God bless those beautiful people who create these wonderful mods, out of pure passion.
This is a passion I share in the form of scale models. I really should get into PC sim racing.
Something really special about the circuits, cars, drivers, and teams of that time.
Fantastic video. Wow, those Alpha Screenshots bring back so many memories of awaiting release while pouring over the same article in PC Zone again and again and again,
I bought my first PC to the recommended specs for this game in 98. As soon as I read about it I knew I couldn't put off getting one anymore, after not quite being enticed by Papyrus' Indycar and NASCAR games. GPL taught me everything; about PC racing, video cards, modding, peripherals, including how to race without force feedback (please, not again). And with those mods, it's still one of the best feeling sims IMO. There's been countless "homages" that copy this game, I don't think any have matched its depiction of the 67 season in particular, even in spite of its few historical exceptions. So brilliantly ahead of its time.
My copy was given to me by my dad who received it from his good friend Bill Green. Bill Green is a racing historian at the International Racing Research Center in Watkins Glen. Bill receives special licensing thanks is the game credits.
I saw this title in a software store in a mall in Seattle when it was first released. I didn't even have a computer at the time. I bought it, then went and bought a computer, then a wheel and pedals. money well spent for sure.
Thank you for this video. I'm 40 and I went through exactly the same path as you did. Including the appreciation and love for vintage motorsport GPL has ignited in me. I'm still very much involved in simracing and prefer old school. Basically anything from 30s to 80s. But GPL will always be THE most influential sim of my life.
Started with the Papyus NASCAR and Indycar games myself early/mid 90's and I remember trying to play GPL with a keyboard (and it how hard/impossible it was) and how I was impressed with the car sounds back then. Great video!
That feeling as a teenager when I got the Masta kink right for the first time, I'll never forget it. Great memories.
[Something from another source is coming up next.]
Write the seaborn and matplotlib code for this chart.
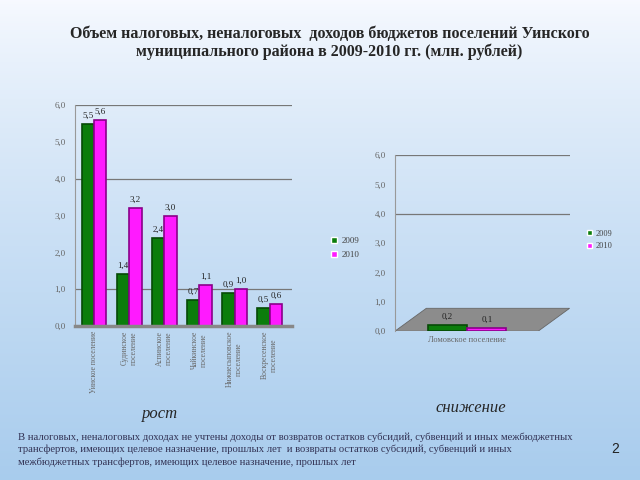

Thank you for this - I was a GPL fan from the start when the Road Atlanta was the first circuit
I remember when I got into proper racing games around 2009. I first stumbled across Race 07's demo, and shortly later across the GPL 2004 demo. Hearing that Lotus 49 fire up at Watkins Glen's pit lane at max volume (as I did not turn the game down when first starting it), I was in love.
I found GPL on the internet a long time ago.
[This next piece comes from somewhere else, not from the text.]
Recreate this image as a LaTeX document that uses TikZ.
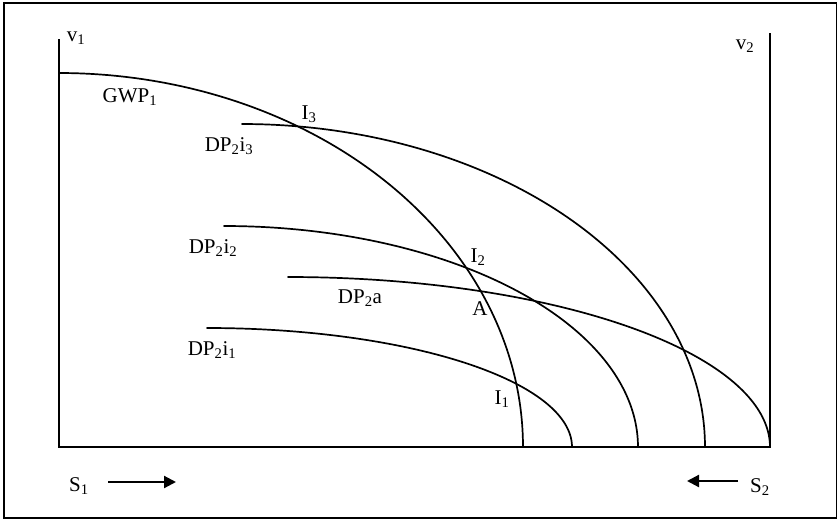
\documentclass[tikz,border=0pt]{standalone}
\usepackage{fontspec}
\setmainfont{Liberation Serif}
\usetikzlibrary{arrows.meta}
\tikzset{
  lbl/.style={inner sep=0pt, font=\fontsize{21}{25}\selectfont},
  curve/.style={line width=1.7pt, line cap=round},
  axisline/.style={line width=1.8pt},
  dirarrow/.style={line width=2.2pt, -{Triangle[length=12pt,width=12pt]}}
}
\begin{document}
\begin{tikzpicture}[x=1pt,y=-1pt]
\useasboundingbox (0,0) rectangle (838,520);
% frame
\draw[line width=1.8pt] (4,3) rectangle (836.5,518);
% axes
\coordinate (v1top) at (59,39);
\coordinate (origin) at (59,447);
\coordinate (corner) at (770,447);
\coordinate (v2top) at (770,33);
\draw[axisline] (v1top) -- (origin) -- (corner) -- (v2top);
% curves (quarter ellipses)
\draw[curve] plot[domain=90:0,samples=90,smooth] ({59+464*cos(\x)},{447-374*sin(\x)});
\draw[curve] plot[domain=90:0,samples=90,smooth] ({242+463*cos(\x)},{447-323*sin(\x)});
\draw[curve] plot[domain=90:0,samples=90,smooth] ({224+414*cos(\x)},{447-221*sin(\x)});
\draw[curve] plot[domain=90:0,samples=90,smooth] ({288+482*cos(\x)},{447-170*sin(\x)});
\draw[curve] plot[domain=90:0,samples=90,smooth] ({207+365*cos(\x)},{447-119*sin(\x)});
% labels
\node[lbl] (lv1) at (76,38) {v\textsubscript{1}};
\node[lbl] (lv2) at (745,46) {v\textsubscript{2}};
\node[lbl] (lgwp) at (130,97) {GWP\textsubscript{1}};
\node[lbl] (li3) at (309,114) {I\textsubscript{3}};
\node[lbl] (ldp3) at (229,146) {DP\textsubscript{2}i\textsubscript{3}};
\node[lbl] (ldp2) at (213,248) {DP\textsubscript{2}i\textsubscript{2}};
\node[lbl] (li2) at (478,257) {I\textsubscript{2}};
\node[lbl] (ldpa) at (360,298) {DP\textsubscript{2}a};
\node[lbl] (la) at (480,309) {A};
\node[lbl] (ldp1) at (212,350) {DP\textsubscript{2}i\textsubscript{1}};
\node[lbl] (li1) at (502,399) {I\textsubscript{1}};
\node[lbl] (ls1) at (79,486) {S\textsubscript{1}};
\node[lbl] (ls2) at (760,487) {S\textsubscript{2}};
% direction arrows
\coordinate (a1s) at (108,482);
\coordinate (a1e) at (176,482);
\coordinate (a2s) at (738,481);
\coordinate (a2e) at (687,481);
\draw[dirarrow] (a1s) -- (a1e);
\draw[dirarrow] (a2s) -- (a2e);
\end{tikzpicture}
\end{document}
Y love everything retro, and I guess I was looking for retro cars in racing games and I found it.
I didn't know much about sims back then, I thought it was super weird that you could miss a start even, and I thought it was due to how old the game was. I stopped playing it because I found it so difficult but I had fond memories of it.
After some years, I returned to it and played the heck out of it WITH A KEYBOARD. I managed to finish races and I think even win the IA.
Man, what a game.
Thanks for this video! Brings back memories of my first online races with GPL all these years ago...
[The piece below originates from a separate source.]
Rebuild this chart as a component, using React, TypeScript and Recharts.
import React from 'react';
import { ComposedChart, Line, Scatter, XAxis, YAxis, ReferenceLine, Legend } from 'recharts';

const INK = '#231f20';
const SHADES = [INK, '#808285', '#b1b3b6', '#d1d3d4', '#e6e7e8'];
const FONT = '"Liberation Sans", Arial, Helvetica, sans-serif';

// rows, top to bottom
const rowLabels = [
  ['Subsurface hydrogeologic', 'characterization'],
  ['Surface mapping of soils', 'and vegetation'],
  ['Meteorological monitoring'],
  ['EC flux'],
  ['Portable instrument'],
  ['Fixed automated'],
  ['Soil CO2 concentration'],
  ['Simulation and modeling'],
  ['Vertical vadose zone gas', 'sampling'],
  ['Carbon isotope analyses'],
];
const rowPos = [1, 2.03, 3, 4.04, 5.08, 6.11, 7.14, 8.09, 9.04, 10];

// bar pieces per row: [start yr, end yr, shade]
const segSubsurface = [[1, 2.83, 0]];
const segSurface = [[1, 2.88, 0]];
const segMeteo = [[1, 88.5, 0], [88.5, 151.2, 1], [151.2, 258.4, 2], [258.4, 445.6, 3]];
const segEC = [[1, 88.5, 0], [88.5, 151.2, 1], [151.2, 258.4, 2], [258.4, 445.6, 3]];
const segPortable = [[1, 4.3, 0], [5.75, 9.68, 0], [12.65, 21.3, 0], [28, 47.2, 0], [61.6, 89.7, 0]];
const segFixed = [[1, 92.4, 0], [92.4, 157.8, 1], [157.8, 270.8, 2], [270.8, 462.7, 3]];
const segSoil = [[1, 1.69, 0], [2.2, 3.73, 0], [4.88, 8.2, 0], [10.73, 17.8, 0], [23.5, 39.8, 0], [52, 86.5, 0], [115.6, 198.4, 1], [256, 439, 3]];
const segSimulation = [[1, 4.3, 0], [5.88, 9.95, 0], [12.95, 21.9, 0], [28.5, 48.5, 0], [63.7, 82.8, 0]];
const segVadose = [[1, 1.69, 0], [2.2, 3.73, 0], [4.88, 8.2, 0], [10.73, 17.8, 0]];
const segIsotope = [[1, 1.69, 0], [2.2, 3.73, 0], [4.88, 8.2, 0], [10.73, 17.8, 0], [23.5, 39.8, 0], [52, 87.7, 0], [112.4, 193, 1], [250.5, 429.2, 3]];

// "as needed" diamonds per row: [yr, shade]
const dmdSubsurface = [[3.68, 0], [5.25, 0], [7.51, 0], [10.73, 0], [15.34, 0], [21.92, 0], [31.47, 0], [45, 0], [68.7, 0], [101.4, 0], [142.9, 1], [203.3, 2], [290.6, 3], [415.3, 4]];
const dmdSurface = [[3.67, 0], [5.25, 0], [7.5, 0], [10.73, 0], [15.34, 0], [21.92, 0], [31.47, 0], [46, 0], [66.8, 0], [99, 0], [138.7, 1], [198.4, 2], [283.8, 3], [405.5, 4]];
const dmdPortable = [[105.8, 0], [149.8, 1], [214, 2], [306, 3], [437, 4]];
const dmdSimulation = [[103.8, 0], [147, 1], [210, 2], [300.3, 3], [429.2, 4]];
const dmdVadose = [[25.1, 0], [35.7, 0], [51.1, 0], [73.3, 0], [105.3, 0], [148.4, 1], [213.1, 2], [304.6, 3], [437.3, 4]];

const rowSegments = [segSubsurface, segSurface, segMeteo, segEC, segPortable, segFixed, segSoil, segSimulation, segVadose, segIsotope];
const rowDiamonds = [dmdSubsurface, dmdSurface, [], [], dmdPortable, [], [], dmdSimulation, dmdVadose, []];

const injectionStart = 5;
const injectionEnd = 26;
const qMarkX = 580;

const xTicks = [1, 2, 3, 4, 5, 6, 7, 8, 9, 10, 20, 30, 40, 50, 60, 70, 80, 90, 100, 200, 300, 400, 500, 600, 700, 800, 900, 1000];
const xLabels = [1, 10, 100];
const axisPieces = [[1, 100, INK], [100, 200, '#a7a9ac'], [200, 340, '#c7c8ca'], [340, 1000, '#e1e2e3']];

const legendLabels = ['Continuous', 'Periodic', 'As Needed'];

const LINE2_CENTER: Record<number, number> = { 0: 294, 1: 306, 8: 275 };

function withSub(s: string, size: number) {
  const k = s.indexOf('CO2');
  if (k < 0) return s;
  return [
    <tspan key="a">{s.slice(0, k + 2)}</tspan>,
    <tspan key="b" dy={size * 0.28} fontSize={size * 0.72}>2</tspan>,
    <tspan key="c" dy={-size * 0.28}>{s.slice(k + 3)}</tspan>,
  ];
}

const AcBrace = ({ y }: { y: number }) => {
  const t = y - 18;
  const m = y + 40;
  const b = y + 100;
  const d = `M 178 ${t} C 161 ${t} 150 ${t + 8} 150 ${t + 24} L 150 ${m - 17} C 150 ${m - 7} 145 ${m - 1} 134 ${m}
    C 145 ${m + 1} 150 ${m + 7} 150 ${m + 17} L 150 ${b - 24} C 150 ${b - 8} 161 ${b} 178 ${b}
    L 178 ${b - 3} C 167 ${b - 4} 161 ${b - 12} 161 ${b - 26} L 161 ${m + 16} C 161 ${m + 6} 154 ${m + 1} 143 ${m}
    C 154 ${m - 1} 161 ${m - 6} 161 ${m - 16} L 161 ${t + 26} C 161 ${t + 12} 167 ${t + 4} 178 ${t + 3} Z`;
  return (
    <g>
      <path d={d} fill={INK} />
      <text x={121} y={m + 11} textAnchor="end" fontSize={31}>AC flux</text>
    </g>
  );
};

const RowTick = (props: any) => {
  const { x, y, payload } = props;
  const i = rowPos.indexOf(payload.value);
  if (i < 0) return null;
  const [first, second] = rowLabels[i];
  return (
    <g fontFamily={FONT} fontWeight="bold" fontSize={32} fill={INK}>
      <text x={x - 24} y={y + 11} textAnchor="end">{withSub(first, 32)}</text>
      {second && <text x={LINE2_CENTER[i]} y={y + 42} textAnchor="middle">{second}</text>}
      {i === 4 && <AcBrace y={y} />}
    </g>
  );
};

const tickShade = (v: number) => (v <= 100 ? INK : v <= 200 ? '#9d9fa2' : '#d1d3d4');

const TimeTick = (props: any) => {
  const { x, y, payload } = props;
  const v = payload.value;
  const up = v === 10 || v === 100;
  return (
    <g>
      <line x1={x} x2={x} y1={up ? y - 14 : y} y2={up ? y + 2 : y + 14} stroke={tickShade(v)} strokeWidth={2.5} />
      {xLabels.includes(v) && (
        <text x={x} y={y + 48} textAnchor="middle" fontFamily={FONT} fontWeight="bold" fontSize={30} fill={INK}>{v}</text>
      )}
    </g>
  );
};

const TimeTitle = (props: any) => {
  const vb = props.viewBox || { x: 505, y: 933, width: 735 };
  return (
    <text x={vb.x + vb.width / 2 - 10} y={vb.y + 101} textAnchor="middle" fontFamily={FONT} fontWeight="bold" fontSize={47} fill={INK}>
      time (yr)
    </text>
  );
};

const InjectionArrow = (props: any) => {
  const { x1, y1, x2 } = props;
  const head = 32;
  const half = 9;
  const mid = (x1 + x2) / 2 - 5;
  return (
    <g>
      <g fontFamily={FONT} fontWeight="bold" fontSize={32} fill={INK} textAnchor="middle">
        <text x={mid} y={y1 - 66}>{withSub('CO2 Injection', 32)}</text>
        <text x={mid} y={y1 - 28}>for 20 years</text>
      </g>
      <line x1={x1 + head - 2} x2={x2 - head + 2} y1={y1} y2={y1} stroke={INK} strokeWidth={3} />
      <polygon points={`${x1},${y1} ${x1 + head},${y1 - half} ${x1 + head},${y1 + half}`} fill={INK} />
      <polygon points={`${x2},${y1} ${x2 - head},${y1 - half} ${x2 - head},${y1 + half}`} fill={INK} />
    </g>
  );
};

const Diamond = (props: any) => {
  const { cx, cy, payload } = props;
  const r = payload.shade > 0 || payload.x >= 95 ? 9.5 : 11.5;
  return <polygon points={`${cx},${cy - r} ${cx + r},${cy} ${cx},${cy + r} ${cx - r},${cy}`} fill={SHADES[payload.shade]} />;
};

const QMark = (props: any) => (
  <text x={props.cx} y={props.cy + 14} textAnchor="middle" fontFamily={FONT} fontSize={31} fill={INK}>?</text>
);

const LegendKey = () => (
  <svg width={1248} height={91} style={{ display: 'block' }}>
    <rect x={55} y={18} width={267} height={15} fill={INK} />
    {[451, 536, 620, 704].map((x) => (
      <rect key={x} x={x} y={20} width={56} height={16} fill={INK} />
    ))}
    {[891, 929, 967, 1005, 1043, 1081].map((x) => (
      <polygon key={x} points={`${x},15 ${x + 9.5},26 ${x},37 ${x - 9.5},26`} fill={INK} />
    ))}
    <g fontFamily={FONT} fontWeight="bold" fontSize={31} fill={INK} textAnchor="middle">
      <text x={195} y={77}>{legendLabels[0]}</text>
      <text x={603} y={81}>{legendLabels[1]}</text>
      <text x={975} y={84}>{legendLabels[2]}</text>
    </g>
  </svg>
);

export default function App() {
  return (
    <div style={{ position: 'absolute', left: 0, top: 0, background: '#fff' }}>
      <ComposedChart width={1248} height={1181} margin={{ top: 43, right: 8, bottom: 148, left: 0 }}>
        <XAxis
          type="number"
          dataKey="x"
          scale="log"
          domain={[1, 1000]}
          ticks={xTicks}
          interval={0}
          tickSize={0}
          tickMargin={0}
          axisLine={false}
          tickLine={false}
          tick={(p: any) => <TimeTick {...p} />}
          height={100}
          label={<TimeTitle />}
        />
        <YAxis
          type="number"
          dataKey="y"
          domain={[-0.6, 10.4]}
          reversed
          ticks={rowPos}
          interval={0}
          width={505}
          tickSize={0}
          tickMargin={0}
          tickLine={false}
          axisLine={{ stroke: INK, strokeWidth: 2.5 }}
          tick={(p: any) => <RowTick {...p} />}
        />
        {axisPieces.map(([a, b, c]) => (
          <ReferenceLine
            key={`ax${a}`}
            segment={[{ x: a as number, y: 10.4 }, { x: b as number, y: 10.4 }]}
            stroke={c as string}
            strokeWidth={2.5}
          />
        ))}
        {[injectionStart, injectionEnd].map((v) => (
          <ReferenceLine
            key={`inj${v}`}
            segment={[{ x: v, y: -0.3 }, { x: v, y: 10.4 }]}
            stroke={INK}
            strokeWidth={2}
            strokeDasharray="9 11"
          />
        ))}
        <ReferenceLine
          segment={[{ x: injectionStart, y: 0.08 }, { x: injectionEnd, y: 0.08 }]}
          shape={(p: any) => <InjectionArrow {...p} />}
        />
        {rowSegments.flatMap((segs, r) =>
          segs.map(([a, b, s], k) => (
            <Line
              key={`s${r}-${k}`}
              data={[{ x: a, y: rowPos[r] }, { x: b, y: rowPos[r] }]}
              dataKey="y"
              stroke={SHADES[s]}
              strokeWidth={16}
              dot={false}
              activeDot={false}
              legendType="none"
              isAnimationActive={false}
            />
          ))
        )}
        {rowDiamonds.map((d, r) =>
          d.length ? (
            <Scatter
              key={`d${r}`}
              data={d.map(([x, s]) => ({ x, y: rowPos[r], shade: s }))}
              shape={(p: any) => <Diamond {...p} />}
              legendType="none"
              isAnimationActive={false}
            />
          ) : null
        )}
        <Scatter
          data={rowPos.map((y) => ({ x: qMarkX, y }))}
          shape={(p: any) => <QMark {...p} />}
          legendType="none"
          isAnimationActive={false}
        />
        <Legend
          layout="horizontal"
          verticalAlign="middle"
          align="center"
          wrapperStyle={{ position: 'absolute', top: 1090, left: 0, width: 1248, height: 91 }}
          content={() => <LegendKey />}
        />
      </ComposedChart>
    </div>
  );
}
GPL was what started my obsession with no only sim racing but historical cars in general I was 10 years old when I first started this gem up thanks to my dad who was big into sim racing back in the day this game will always have a special place in my heart.
I remember how hard this game was for a young kid just getting around without crashing was much of a challenge to me but it was such a rewarding experience truly a timeless masterpiece.
When I got this game in it's original cd format, I couldn't stop playing it, then never found it again, until I saw this channel going throgh random search, and thought if only I could download it, I did, but had to get a steering wheel since couln't play it with the keyboard or controller, but it was an awesome game as I used to play it in it's original form
Bravo, sir. Your passion shines through your videos and makes them so enjoyable to watch!
Awesome Video! I remember those days....first hookup was on Indy Car 1, I think also by papyrus...a modem to modem connection over dial up....We had to look up in a programming book how to put in the proper "initialization string" and finally after hours of trying we had a smooth connection..... something magical about these early titles
Great video. I think you’ve really captured the whole GPL experience over the years. Thanks!
The really cool thing was all the custom-made tracks, both fantasy and real life, the longer and more epic the better. In addition to the Targa Florio, we had the likes of Schottenring, Sachsenring, Corsica, Brno, and Clermont-Ferrand.
I remember I was part of the modding community back then. My 1st mod (texture pack) was actually Watkins Glen under nick Berca. It should be in the 2004 demo I think. Then I did couple of other tracks (worked on the Cadwell Park with certain Greger Huttu) and some cars.
To this day even though I don't play it anymore, this game is still dear to my heart :)
It was a FANTASTIC game. The sound of that Ferrari too was epic.
The cars were virtual, but the racing was real. Absolutely loved GPL and made many on-line friends. Thank you Papyrus.
I first downloaded the demo of the Eagle at Watkins Glen. It took a long time to get consecutive laps without wrecking. Wasn’t long before I saw it in the $5 bin at Staples and picked it up. Changed my entire life. Started me down the road of sim hardware and computer upgrades. Stopped playing GPL only a few years ago only because it’s not compatible with my hardware. My favorite SIM of all time and likely to stay that way until I can’t do this anymore.
You should check out Jake's tutorial on getting GPL to run on newer computers. It's quite a lot of effort to set up, but well worth it.
Brings back memories. I was one of those early purchasers and I got tired of spinning out every other lap. I didn't have the patience in my misspent youth that I've acquired over the years. I'm still not very good, but I can keep it on the track and hang tough with the half dozen or so back markers I always seem to race with. A top 10 is as good as a win for me. Love the game and second everything you said about the modding community, heroes all.